Source code of charts:
— begin —

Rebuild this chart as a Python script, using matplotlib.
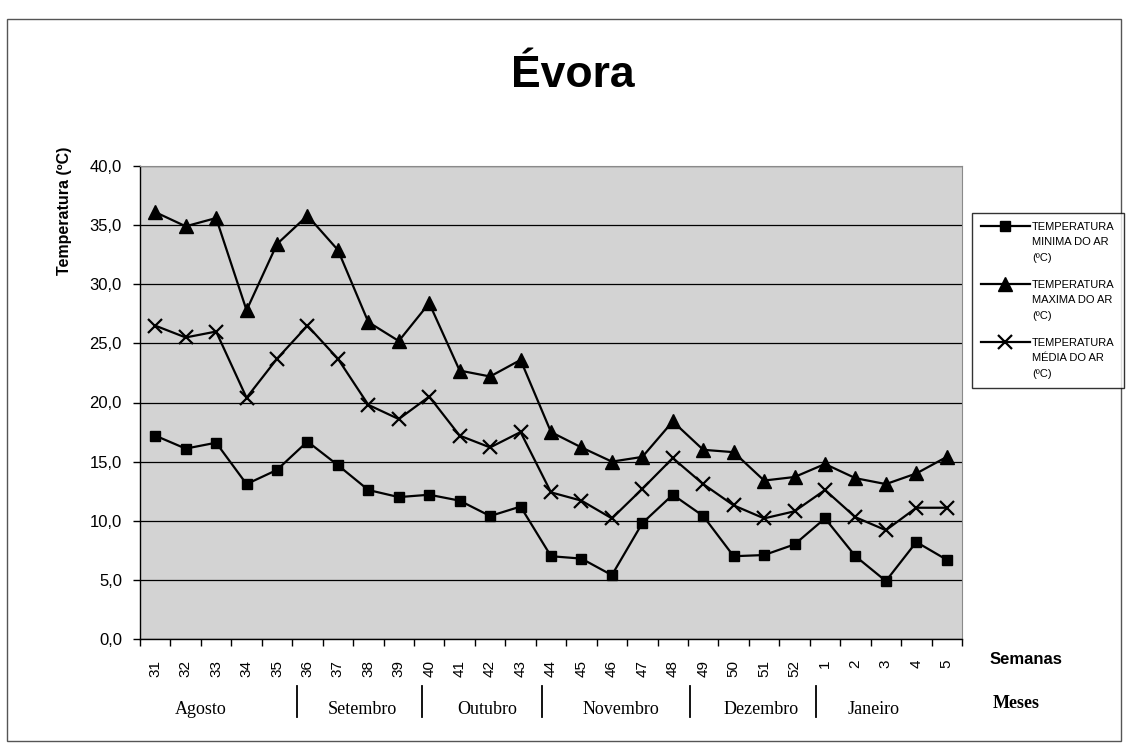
import matplotlib
matplotlib.use("Agg")
import matplotlib.pyplot as plt
from matplotlib.patches import Rectangle

# weekly air temperature, Evora
weeks = [str(w) for w in range(31, 53)] + [str(w) for w in range(1, 6)]
t_min = [17.2, 16.1, 16.6, 13.1, 14.3, 16.7, 14.7, 12.6, 12.0, 12.2, 11.7, 10.4, 11.2,
         7.0, 6.8, 5.4, 9.8, 12.2, 10.4, 7.0, 7.1, 8.0, 10.2, 7.0, 4.9, 8.2, 6.7]
t_max = [36.1, 34.9, 35.6, 27.8, 33.4, 35.8, 32.9, 26.8, 25.2, 28.4, 22.7, 22.2, 23.6,
         17.5, 16.2, 15.0, 15.4, 18.4, 16.0, 15.8, 13.4, 13.7, 14.8, 13.6, 13.1, 14.0, 15.4]
t_med = [26.5, 25.5, 26.0, 20.4, 23.7, 26.5, 23.7, 19.8, 18.6, 20.5, 17.2, 16.2, 17.5,
         12.4, 11.7, 10.2, 12.7, 15.3, 13.1, 11.3, 10.2, 10.8, 12.6, 10.3, 9.2, 11.1, 11.1]

months = ["Agosto", "Setembro", "Outubro", "Novembro", "Dezembro", "Janeiro"]
month_pos = [1.5, 6.8, 10.9, 15.3, 19.9, 23.6]      # label centre, in week units
month_sep = [4.65, 8.75, 12.7, 17.55, 21.7]         # separator bars

labels = ["TEMPERATURA\nMINIMA DO AR\n(ºC)",
          "TEMPERATURA\nMAXIMA DO AR\n(ºC)",
          "TEMPERATURA\nMÉDIA DO AR\n(ºC)"]

W, H = 1127, 745
fig = plt.figure(figsize=(W / 100, H / 100), dpi=100)
fig.patch.set_facecolor("white")
ax = fig.add_axes([140 / W, 1 - 639 / H, (962 - 140) / W, (639 - 166) / H])
ax.set_facecolor("#d3d3d3")

xs = list(range(len(weeks)))
ax.plot(xs, t_min, color="black", lw=1.6, marker="s", ms=7.5, mfc="black", mec="black", label=labels[0])
ax.plot(xs, t_max, color="black", lw=1.6, marker="^", ms=10, mfc="black", mec="black", label=labels[1])
ax.plot(xs, t_med, color="black", lw=1.6, marker="x", ms=10, mew=1.6, label=labels[2])

ax.set_xlim(-0.5, len(weeks) - 0.5)
ax.set_ylim(0, 40)

ax.set_yticks(range(0, 41, 5))
ax.set_yticklabels([f"{v:.1f}".replace(".", ",") for v in range(0, 41, 5)],
                   family="Liberation Sans", fontsize=12)
ax.tick_params(axis="y", direction="out", length=5, width=1, pad=8, colors="black")
ax.yaxis.grid(True, color="black", lw=0.9)
ax.set_axisbelow(True)

ax.set_xticks(xs)
ax.set_xticklabels(weeks, rotation=90, family="Liberation Sans", fontsize=11)
ax.set_xticks([x - 0.5 for x in range(len(weeks) + 1)], minor=True)
ax.tick_params(axis="x", which="major", length=0, pad=15)
ax.tick_params(axis="x", which="minor", direction="out", length=5, width=1)

for side in ["left", "bottom"]:
    ax.spines[side].set_color("black")
    ax.spines[side].set_linewidth(1)
for side in ["top", "right"]:
    ax.spines[side].set_color("#8a8a8a")
    ax.spines[side].set_linewidth(0.8)

# month row under the week labels
for name, x in zip(months, month_pos):
    ax.text(x, -0.148, name, transform=ax.get_xaxis_transform(), ha="center", va="center",
            family="Liberation Serif", fontsize=13, clip_on=False)
for x in month_sep:
    ax.plot([x, x], [-0.10, -0.165], transform=ax.get_xaxis_transform(), color="black",
            lw=1.3, clip_on=False)

fig.text(1026 / W, 1 - 660 / H, "Semanas", ha="center", va="center",
         family="Liberation Sans", fontweight="bold", fontsize=12)
fig.text(1016 / W, 1 - 703 / H, "Meses", ha="center", va="center",
         family="Liberation Serif", fontweight="bold", fontsize=13)

fig.text(573 / W, 1 - 87 / H, "Évora", ha="center", va="baseline",
         family="Liberation Sans", fontweight="bold", fontsize=32)
fig.text(64 / W, 1 - 211 / H, "Temperatura (ºC)", rotation=90, ha="center", va="center",
         family="Liberation Sans", fontweight="bold", fontsize=11.5)

leg = fig.legend(loc="upper left", bbox_to_anchor=(972 / W, 1 - 213 / H), borderaxespad=0,
                 prop={"family": "Liberation Sans", "size": 8}, handlelength=4.4,
                 handletextpad=0.2, labelspacing=1.5, borderpad=0.8, fancybox=False,
                 frameon=True, edgecolor="black")
leg.get_frame().set_linewidth(1)
for t in leg.get_texts():
    t.set_linespacing(1.7)
# put each handle next to the first line of its label, as in the original
for col in leg._legend_handle_box.get_children():
    for row in col.get_children():
        row.align = "top"

# outer chart border
fig.patches.append(Rectangle((7 / W, 1 - 741 / H), (1121 - 7) / W, (741 - 19) / H,
                             transform=fig.transFigure, fill=False, edgecolor="#555555", lw=1))

fig.savefig("out.png", dpi=100)
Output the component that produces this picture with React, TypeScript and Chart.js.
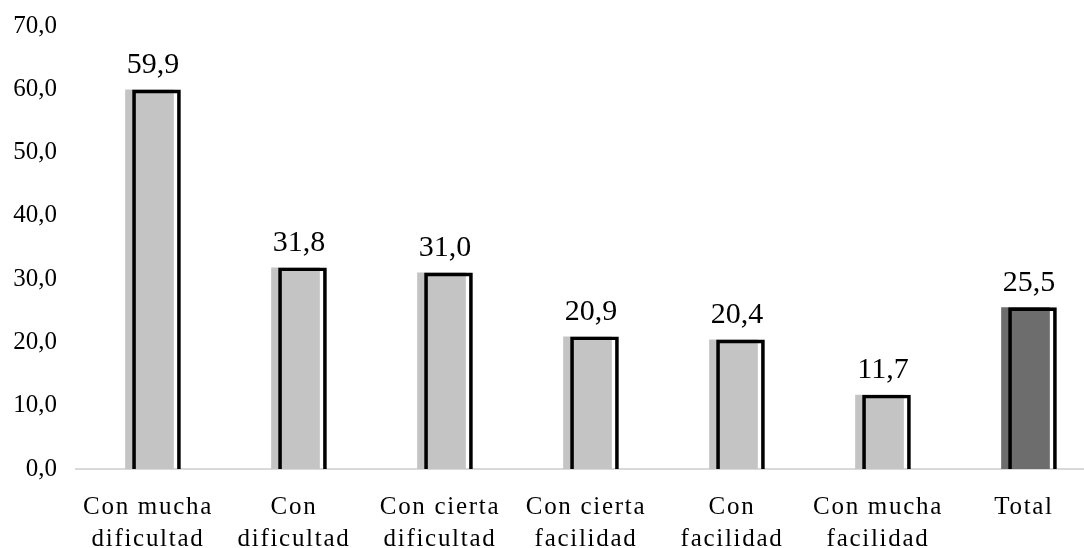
import React, { useEffect, useRef } from "react";
import { Chart, registerables } from "chart.js";

Chart.register(...registerables);

const categories: string[][] = [
  ["Con mucha", "dificultad"],
  ["Con", "dificultad"],
  ["Con cierta", "dificultad"],
  ["Con cierta", "facilidad"],
  ["Con", "facilidad"],
  ["Con mucha", "facilidad"],
  ["Total"],
];
const values: number[] = [59.9, 31.8, 31.0, 20.9, 20.4, 11.7, 25.5];
const barColors: string[] = ["#c4c4c4", "#c4c4c4", "#c4c4c4", "#c4c4c4", "#c4c4c4", "#c4c4c4", "#6d6d6d"];
const yTicks: number[] = [0, 10, 20, 30, 40, 50, 60, 70];

const FONT = '"Liberation Serif", "Times New Roman", serif';
const fmt = (v: number) => v.toFixed(1).replace(".", ",");

// scale window (category index units); the outline axis is shifted a few pixels right
const X_MIN = -0.5034;
const X_MAX = 6.4007;
const SHADOW_SHIFT = 7 / 146;

const spacingPlugin = {
  id: "spacing",
  beforeDraw(chart: any) {
    (chart.ctx as any).letterSpacing = "1.7px";
  },
  beforeDatasetsDraw(chart: any) {
    (chart.ctx as any).letterSpacing = "0px";
  },
};

const labelPlugin = {
  id: "valueLabels",
  afterDatasetsDraw(chart: any) {
    const ctx = chart.ctx;
    const m0 = chart.getDatasetMeta(0);
    const m1 = chart.getDatasetMeta(1);
    ctx.save();
    (ctx as any).letterSpacing = "0px";
    ctx.font = `30px ${FONT}`;
    ctx.fillStyle = "#000";
    ctx.textAlign = "center";
    ctx.textBaseline = "alphabetic";
    values.forEach((v, i) => {
      const a = m0.data[i];
      const b = m1.data[i];
      const x = (a.x + b.x) / 2;
      const y = Math.min(a.y, b.y) - 17;
      ctx.fillText(fmt(v), x, y);
    });
    ctx.restore();
  },
};

export default function App() {
  const ref = useRef<HTMLCanvasElement | null>(null);
  useEffect(() => {
    if (!ref.current) return;
    const chart = new Chart(ref.current, {
      type: "bar",
      data: {
        datasets: [
          {
            data: values.map((v, i) => ({ x: i, y: v })),
            backgroundColor: barColors,
            borderWidth: 0,
            grouped: false,
            barThickness: 48,
            order: 2,
            xAxisID: "x",
          },
          {
            data: values.map((v, i) => ({ x: i, y: v })),
            backgroundColor: "rgba(0,0,0,0)",
            borderColor: "#000",
            borderWidth: 3,
            grouped: false,
            barThickness: 48,
            order: 1,
            xAxisID: "x2",
          },
        ],
      } as any,
      options: {
        animation: false,
        responsive: false,
        layout: { padding: { top: 26, left: 0, right: 0, bottom: 0 } },
        plugins: { legend: { display: false }, tooltip: { enabled: false } },
        scales: {
          x: {
            type: "linear",
            position: "bottom",
            offset: false,
            min: X_MIN,
            max: X_MAX,
            grid: { display: false, drawTicks: false, offset: false },
            border: { display: true, color: "#d9d9d9", width: 2 },
            afterBuildTicks: (scale: any) => {
              scale.ticks = categories.map((_, i) => ({ value: i }));
            },
            afterFit: (scale: any) => {
              scale.height = 79;
              scale.paddingLeft = 0;
              scale.paddingRight = 0;
            },
            ticks: {
              autoSkip: false,
              maxRotation: 0,
              minRotation: 0,
              padding: 22,
              labelOffset: -1.5,
              color: "#000",
              font: { family: FONT, size: 25, lineHeight: 1.28 },
              callback: (v: any) => categories[Math.round(Number(v))],
            },
          },
          x2: {
            type: "linear",
            position: "bottom",
            display: false,
            offset: false,
            min: X_MIN - SHADOW_SHIFT,
            max: X_MAX - SHADOW_SHIFT,
            grid: { display: false, offset: false },
          },
          y: {
            type: "linear",
            min: 0,
            max: 70,
            grid: { display: false, drawTicks: false },
            border: { display: false },
            afterBuildTicks: (scale: any) => {
              scale.ticks = yTicks.map((v) => ({ value: v }));
            },
            afterFit: (scale: any) => {
              scale.width = 76;
              scale.paddingTop = 0;
              scale.paddingBottom = 0;
            },
            ticks: {
              z: 1,
              padding: 19,
              color: "#000",
              font: { family: FONT, size: 25 },
              callback: (v: any) => fmt(Number(v)),
            },
          },
        },
      } as any,
      plugins: [spacingPlugin, labelPlugin],
    });
    return () => chart.destroy();
  }, []);
  return (
    <div style={{ position: "absolute", left: 0, top: 0, width: 1084, height: 548, background: "#fff" }}>
      <canvas ref={ref} width={1084} height={548} style={{ display: "block" }} />
    </div>
  );
}
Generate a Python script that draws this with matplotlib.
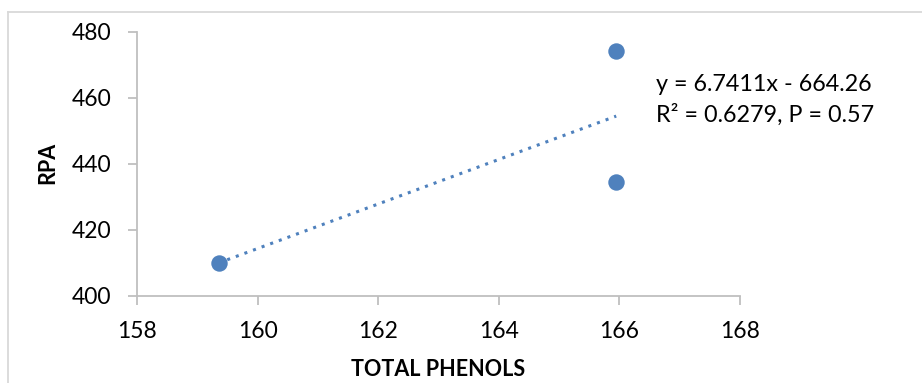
import numpy as np
import matplotlib
matplotlib.use('Agg')
import matplotlib.pyplot as plt
from matplotlib.lines import Line2D

# dados
total_phenols = [159.35, 165.95, 165.95]
rpa = [410.0, 474.2, 434.5]

slope = 6.7411      # coeficientes da linha de tendência (rótulo do gráfico)
intercept = -664.26
eq_label = 'y = 6.7411x - 664.26\nR² = 0.6279, P = 0.57'

x_ticks = [158, 160, 162, 164, 166, 168]
y_ticks = [400, 420, 440, 460, 480]

blue = '#4F81BD'
gray = '#BFBFBF'

W, H = 922, 383

plt.rcParams['font.family'] = ['Lato', 'DejaVu Sans']

fig = plt.figure(figsize=(W / 100, H / 100), dpi=100)
ax = fig.add_axes([137.3 / W, 1 - 295.7 / H, (739.7 - 137.3) / W, (295.7 - 31.7) / H])

ax.scatter(total_phenols, rpa, s=140, color=blue, zorder=3, linewidths=0)

# linha de tendência pontilhada
xt = np.array([min(total_phenols), max(total_phenols)])
ax.plot(xt, slope * xt + intercept, color=blue, linestyle=(0, (1, 2)), linewidth=2.2, zorder=2)

fig.text(656 / W, 1 - 100 / H, eq_label, fontsize=16.8, va='center', ha='left', linespacing=1.45)

ax.set_xlim(158, 168)
ax.set_ylim(400, 480)
ax.set_xticks(x_ticks)
ax.set_yticks(y_ticks)

for side in ['top', 'right']:
    ax.spines[side].set_visible(False)
for side in ['left', 'bottom']:
    ax.spines[side].set_color(gray)
    ax.spines[side].set_linewidth(1.3)
ax.tick_params(axis='both', direction='out', length=6.5, width=1.3, color=gray,
               labelsize=16.5, pad=12)

ax.set_xlabel('TOTAL PHENOLS', fontsize=15.5, fontweight='bold')
ax.set_ylabel('RPA', fontsize=15.5, fontweight='bold')
ax.xaxis.set_label_coords(438 / W, 1 - 370 / H, transform=fig.transFigure)
ax.yaxis.set_label_coords(48 / W, 1 - 163 / H, transform=fig.transFigure)
ax.xaxis.label.set_va('center')
ax.yaxis.label.set_va('center')

# borda da área do gráfico (cortada à direita e embaixo)
fig.add_artist(Line2D([8.3 / W, 8.3 / W], [0, 1 - 11.7 / H], color='#D9D9D9', linewidth=1.3))
fig.add_artist(Line2D([8.3 / W, 1], [1 - 11.7 / H, 1 - 11.7 / H], color='#D9D9D9', linewidth=1.3))

fig.savefig('out.png', dpi=100)
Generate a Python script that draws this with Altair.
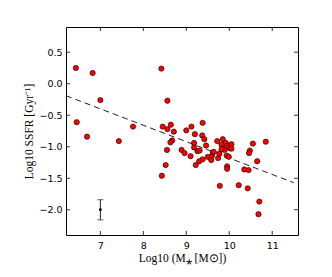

— end —

Goal of the exercise: Nothing but the lines from the one containing "Generate a Python script that draws this with matplotlib." through the one containing "plt.rcParams['font.family'] = ['Lato', 'DejaVu" should be written out, exactly and with both ends. Pictures are left out.

Written solution:
Generate a Python script that draws this with matplotlib.
import numpy as np
import matplotlib
matplotlib.use('Agg')
import matplotlib.pyplot as plt
from matplotlib.lines import Line2D

# dados
total_phenols = [159.35, 165.95, 165.95]
rpa = [410.0, 474.2, 434.5]

slope = 6.7411      # coeficientes da linha de tendência (rótulo do gráfico)
intercept = -664.26
eq_label = 'y = 6.7411x - 664.26\nR² = 0.6279, P = 0.57'

x_ticks = [158, 160, 162, 164, 166, 168]
y_ticks = [400, 420, 440, 460, 480]

blue = '#4F81BD'
gray = '#BFBFBF'

W, H = 922, 383

plt.rcParams['font.family'] = ['Lato', 'DejaVu Sans']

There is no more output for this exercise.